1 & 2 Timothy - Teaching

 
 

Come on in to snoop on Paul's mail to his young mentee, Timothy. 1 and 2 Timothy are two short letters written by the apostle Paul to Timothy who he left in charge of the Ephesian Church. They are called Pastoral Epistles, alongside Titus, because these letters were uniquely written to individuals left to oversee troubled Churches. Don't underestimate Paul's letters to Timothy because of their size (nine chapters combined). They are small but mighty. Both letters confront threats of false teaching to the Ephesian Christians that conflicted with the gospel message.

These letters to Timothy are distinctly different from one another too. 1 Timothy has got an infamous passage about women teaching (easily Paul's most difficult statements regarding women's roles in the Church) and a chapter describing character traits of Church leaders, and duly gets more traffic because of this. 2 Timothy is shorter in length and can get overlooked, but Paul wrote this second letter with a completely different occasion and frame of mind and, because of that, its contribution is fascinating. Paul wrote 2 Timothy whilst he was on death row, imploring Timothy towards a faith which endures in faithfulness to the end.

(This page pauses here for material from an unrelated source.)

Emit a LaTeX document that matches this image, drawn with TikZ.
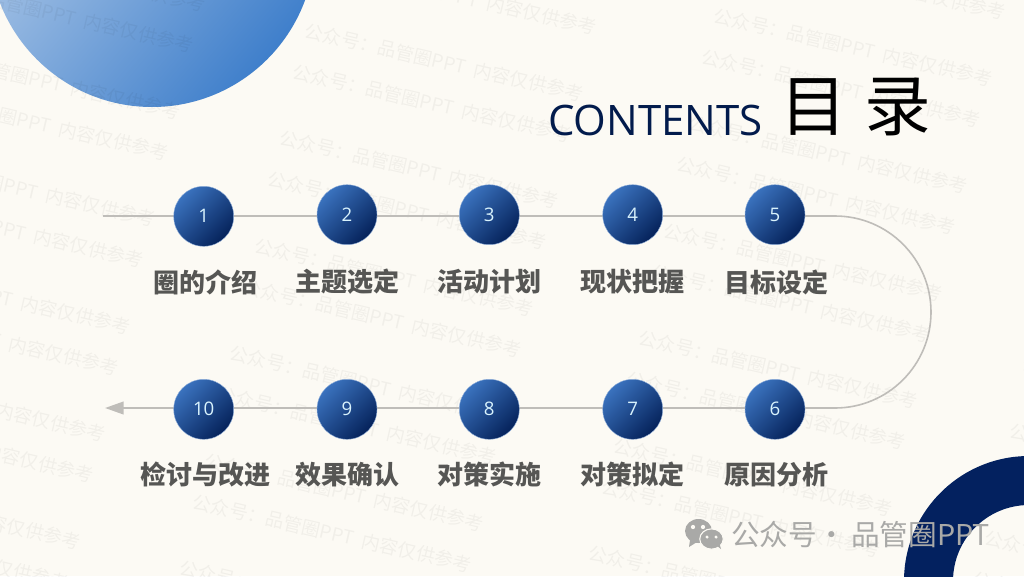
\documentclass[tikz,border=0pt]{standalone}
\usepackage{fontspec}
\usetikzlibrary{arrows.meta,calc}
\newfontfamily\cjk{Noto Sans CJK SC}
\newfontfamily\latinhead{Open Sans}
\definecolor{paper}{HTML}{FCFAF4}
\definecolor{wmark}{HTML}{000000}
\definecolor{linegrey}{HTML}{BFBDB9}
\definecolor{navy}{HTML}{03215F}
\definecolor{labelgrey}{HTML}{565654}
\definecolor{brand}{HTML}{A9A9A7}
\definecolor{balltop}{HTML}{3A72BE}
\definecolor{ballbot}{HTML}{05225A}
\definecolor{sunlight}{HTML}{B8CFEA}
\definecolor{sundark}{HTML}{3F7FCB}
\pgfdeclarelayer{backdrop}
\pgfdeclarelayer{linework}
\pgfsetlayers{backdrop,linework,main}
\tikzset{
  ball/.style={circle,minimum size=45pt,inner sep=0pt,draw=balltop!55!white,line width=.3pt,
    top color=balltop,bottom color=ballbot,shading angle=45,
    text=white!85!cyan,font=\latinhead\fontsize{14}{14}\selectfont},
  steplabel/.style={inner sep=0pt,text=labelgrey,font=\cjk\bfseries\fontsize{19.5}{20}\selectfont},
  watermark/.style={anchor=west,inner sep=0pt,rotate=-13,text=wmark,text opacity=.045,
    font=\cjk\fontsize{14}{14}\selectfont},
  guide/.style={draw=linegrey,line width=1.5pt},
}
\begin{document}
\begin{tikzpicture}[x=.75pt,y=-.75pt]
\useasboundingbox (0,0) rectangle (1024,576);
\begin{pgfonlayer}{backdrop}
  \begin{scope}
    \clip (0,0) rectangle (1024,576);
    \fill[paper] (0,0) rectangle (1024,576);
    \shade[top color=sunlight,bottom color=sundark,shading angle=50] (152,-56) circle[radius=122.25pt];
    \foreach \c/\dx/\dy in {0/-403/18,1/0/0,2/409/-15,3/805/-30}{
      \foreach \k in {-1,...,5}{
        \node[watermark] (wa\c\k) at ({305+\dx-25*\k},{30+\dy+107.5*\k}) {公众号：品管圈PPT\ \ 内容仅供参考};
        \node[watermark] (wb\c\k) at ({293+\dx-25*\k},{71+\dy+107.5*\k}) {公众号：品管圈PPT\ \ 内容仅供参考};
      }
    }
    \fill[navy,even odd rule] (1029,581) circle[radius=93.75pt] (1029,581) circle[radius=57pt];
  \end{scope}
\end{pgfonlayer}

\node[text=navy!80!black,inner sep=0pt,anchor=base west,font=\latinhead\fontsize{31.5}{32}\selectfont] (entitle) at (548,135) {CONTENTS};
\node[text=black,inner sep=0pt,anchor=base west,font=\cjk\fontsize{50}{50}\selectfont] (zhtitle) at (780,130) {目\hspace{13pt}录};

\node[ball] (n1) at (203.7,216.3) {1};
\node[ball] (n2) at (347,214.7) {2};
\node[ball] (n3) at (489.3,214.7) {3};
\node[ball] (n4) at (632.7,214.7) {4};
\node[ball] (n5) at (775,214.7) {5};
\node[ball] (n6) at (775,409.3) {6};
\node[ball] (n7) at (632.7,409.3) {7};
\node[ball] (n8) at (489.3,409.3) {8};
\node[ball] (n9) at (347,409.3) {9};
\node[ball] (n10) at (203.7,409.3) {10};

\node[steplabel] (l1) at (205,282) {圈的介绍};
\node[steplabel] (l2) at (347.5,282) {主题选定};
\node[steplabel] (l3) at (489.5,282) {活动计划};
\node[steplabel] (l4) at (632.5,282) {现状把握};
\node[steplabel] (l5) at (776,282) {目标设定};
\node[steplabel] (l6) at (776,474.5) {原因分析};
\node[steplabel] (l7) at (632.5,474.5) {对策拟定};
\node[steplabel] (l8) at (489.5,474.5) {对策实施};
\node[steplabel] (l9) at (347.5,474.5) {效果确认};
\node[steplabel] (l10) at (205.5,474.5) {检讨与改进};

\coordinate (lstart) at (103,216);
\coordinate (ltop) at (835,216);
\coordinate (lbot) at (835,408);
\coordinate (ltip) at (105,408);

\begin{pgfonlayer}{linework}
  \draw[guide] (lstart) -- (lstart -| n5);
  \draw[guide,line width=1.2pt] (lstart -| n5) -- (ltop) arc[start angle=90,end angle=-90,radius=72pt] -- (lbot -| n6);
  \draw[guide] (lbot -| n6) -- (lbot -| n10);
  \draw[guide,-{Triangle[length=14pt,width=9.5pt]}] (lbot -| n10) -- (ltip);
\end{pgfonlayer}

% WeChat mark
\fill[brand] (698.5,531) ellipse[x radius=10.1pt,y radius=9pt];
\fill[brand] (690,540) -- (689,547) -- (697,542) -- cycle;
\fill[brand,draw=paper,line width=.8pt] (711.5,539) ellipse[x radius=8.8pt,y radius=7.6pt];
\fill[brand] (716,545) -- (721,549) -- (719,542) -- cycle;
\fill[paper] (693,527) circle[radius=1.6pt] (703,527) circle[radius=1.6pt]
  (707,537) circle[radius=1.3pt] (716,537) circle[radius=1.3pt];
\node[text=brand,inner sep=0pt,anchor=west,font=\cjk\fontsize{21.5}{22}\selectfont] (brandname) at (731,534.5) {公众号·\hspace{4pt}品管圈PPT};
\end{tikzpicture}
\end{document}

I can't help but think of how relevant these letters are to the Church today. We live in a time when tolerance has higher value than truth. Today it’s more appropriate to be accepting and nice than to be someone convinced that there are ultimate rights and wrongs. Truth is seen as intolerance or closed mindedness. But Paul wrote to Timothy and said that there was right and wrong and truth and falsehood and that Timothy needed to fight earnestly to defend the truth against rotten doctrine. How can we Christians keep an eye on the health of our own doctrine? How can we not only know what the Bible says, but defend it when truth comes under accusation? How can we be careful of meaningless talk and empty distractions in the faith? How can our lives be a living example of the stuff these letters teach?